━━━━━ Source excerpt ━━━━━

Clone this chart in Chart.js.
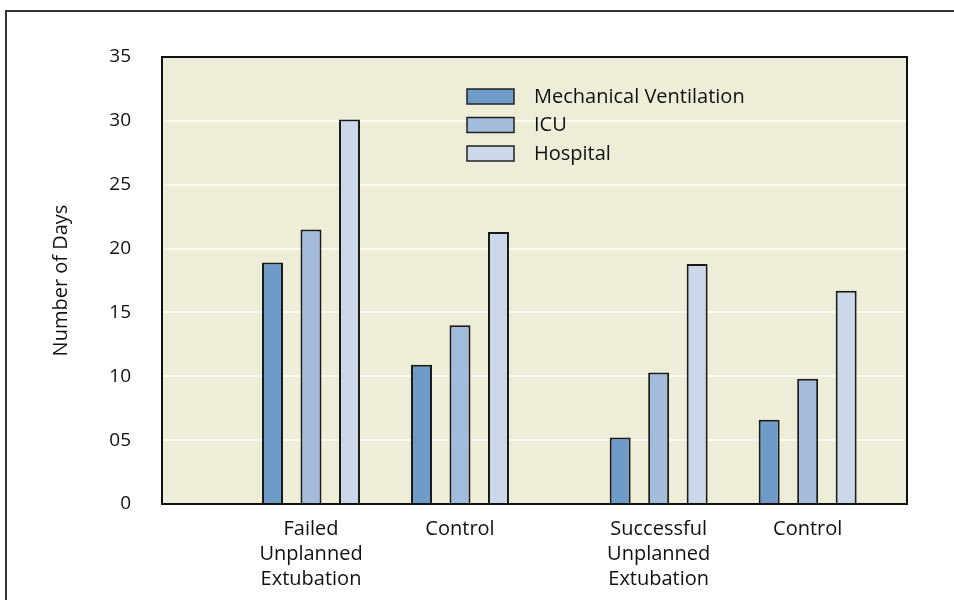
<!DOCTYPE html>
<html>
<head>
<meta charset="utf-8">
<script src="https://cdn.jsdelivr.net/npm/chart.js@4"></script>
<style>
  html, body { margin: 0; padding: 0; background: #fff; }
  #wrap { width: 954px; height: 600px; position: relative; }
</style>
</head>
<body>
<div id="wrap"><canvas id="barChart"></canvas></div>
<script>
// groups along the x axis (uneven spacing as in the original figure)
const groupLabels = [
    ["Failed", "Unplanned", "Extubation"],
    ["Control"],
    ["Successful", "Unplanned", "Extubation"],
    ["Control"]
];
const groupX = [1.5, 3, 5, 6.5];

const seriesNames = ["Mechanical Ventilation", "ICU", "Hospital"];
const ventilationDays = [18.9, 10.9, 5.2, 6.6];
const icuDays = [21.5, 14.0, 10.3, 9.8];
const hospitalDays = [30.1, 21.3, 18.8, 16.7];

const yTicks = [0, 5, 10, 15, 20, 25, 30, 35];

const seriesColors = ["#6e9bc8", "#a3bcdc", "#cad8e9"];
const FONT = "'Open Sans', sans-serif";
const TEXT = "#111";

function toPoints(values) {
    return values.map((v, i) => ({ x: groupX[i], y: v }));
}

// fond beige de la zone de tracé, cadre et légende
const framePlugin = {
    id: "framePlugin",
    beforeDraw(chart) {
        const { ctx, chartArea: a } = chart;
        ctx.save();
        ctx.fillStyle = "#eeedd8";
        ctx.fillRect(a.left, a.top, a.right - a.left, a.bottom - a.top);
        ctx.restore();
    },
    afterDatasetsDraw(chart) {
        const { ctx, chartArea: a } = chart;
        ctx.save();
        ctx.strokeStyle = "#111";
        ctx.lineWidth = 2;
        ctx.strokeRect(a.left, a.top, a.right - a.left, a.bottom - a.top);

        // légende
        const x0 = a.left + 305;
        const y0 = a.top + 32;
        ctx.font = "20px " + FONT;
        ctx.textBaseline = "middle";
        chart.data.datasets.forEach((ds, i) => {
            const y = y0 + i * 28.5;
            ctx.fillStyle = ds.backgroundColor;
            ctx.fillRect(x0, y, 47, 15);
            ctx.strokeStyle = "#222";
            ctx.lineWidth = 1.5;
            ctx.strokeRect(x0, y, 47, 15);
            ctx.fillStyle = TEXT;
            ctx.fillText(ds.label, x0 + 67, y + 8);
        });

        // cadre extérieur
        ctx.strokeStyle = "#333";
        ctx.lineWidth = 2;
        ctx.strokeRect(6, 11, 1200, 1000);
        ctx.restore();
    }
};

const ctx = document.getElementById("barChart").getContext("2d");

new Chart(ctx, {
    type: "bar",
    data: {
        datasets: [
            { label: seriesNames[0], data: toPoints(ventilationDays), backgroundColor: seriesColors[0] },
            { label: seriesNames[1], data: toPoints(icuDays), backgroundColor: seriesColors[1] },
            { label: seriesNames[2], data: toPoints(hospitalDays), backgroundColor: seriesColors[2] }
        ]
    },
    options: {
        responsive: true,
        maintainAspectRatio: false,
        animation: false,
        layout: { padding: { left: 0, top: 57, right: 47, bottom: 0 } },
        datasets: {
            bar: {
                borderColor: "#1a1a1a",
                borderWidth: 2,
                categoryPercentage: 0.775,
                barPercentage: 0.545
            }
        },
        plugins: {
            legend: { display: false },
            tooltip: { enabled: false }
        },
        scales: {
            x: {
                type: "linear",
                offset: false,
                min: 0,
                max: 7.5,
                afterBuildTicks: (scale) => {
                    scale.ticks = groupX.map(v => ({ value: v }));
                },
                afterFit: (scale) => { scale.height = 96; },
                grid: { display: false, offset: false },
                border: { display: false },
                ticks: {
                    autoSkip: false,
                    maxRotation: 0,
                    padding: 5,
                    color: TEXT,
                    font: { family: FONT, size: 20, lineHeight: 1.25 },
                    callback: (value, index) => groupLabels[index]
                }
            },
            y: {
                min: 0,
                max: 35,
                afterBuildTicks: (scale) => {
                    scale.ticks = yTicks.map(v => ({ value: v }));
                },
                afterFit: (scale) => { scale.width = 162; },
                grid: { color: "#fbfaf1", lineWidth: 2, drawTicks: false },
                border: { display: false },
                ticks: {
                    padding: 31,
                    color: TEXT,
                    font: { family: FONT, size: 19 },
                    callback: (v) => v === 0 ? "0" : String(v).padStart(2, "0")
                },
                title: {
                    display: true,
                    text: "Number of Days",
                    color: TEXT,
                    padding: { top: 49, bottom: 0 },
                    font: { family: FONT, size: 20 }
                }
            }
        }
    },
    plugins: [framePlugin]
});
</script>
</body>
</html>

━━━━━

Do this.
Up to and including the line with "const yTicks = [0, 5, 10, 15, 20, 25, 30, 35];", copy the data above from its first line. Skip pictures.

Complete output.
Clone this chart in Chart.js.
<!DOCTYPE html>
<html>
<head>
<meta charset="utf-8">
<script src="https://cdn.jsdelivr.net/npm/chart.js@4"></script>
<style>
  html, body { margin: 0; padding: 0; background: #fff; }
  #wrap { width: 954px; height: 600px; position: relative; }
</style>
</head>
<body>
<div id="wrap"><canvas id="barChart"></canvas></div>
<script>
// groups along the x axis (uneven spacing as in the original figure)
const groupLabels = [
    ["Failed", "Unplanned", "Extubation"],
    ["Control"],
    ["Successful", "Unplanned", "Extubation"],
    ["Control"]
];
const groupX = [1.5, 3, 5, 6.5];

const seriesNames = ["Mechanical Ventilation", "ICU", "Hospital"];
const ventilationDays = [18.9, 10.9, 5.2, 6.6];
const icuDays = [21.5, 14.0, 10.3, 9.8];
const hospitalDays = [30.1, 21.3, 18.8, 16.7];

const yTicks = [0, 5, 10, 15, 20, 25, 30, 35];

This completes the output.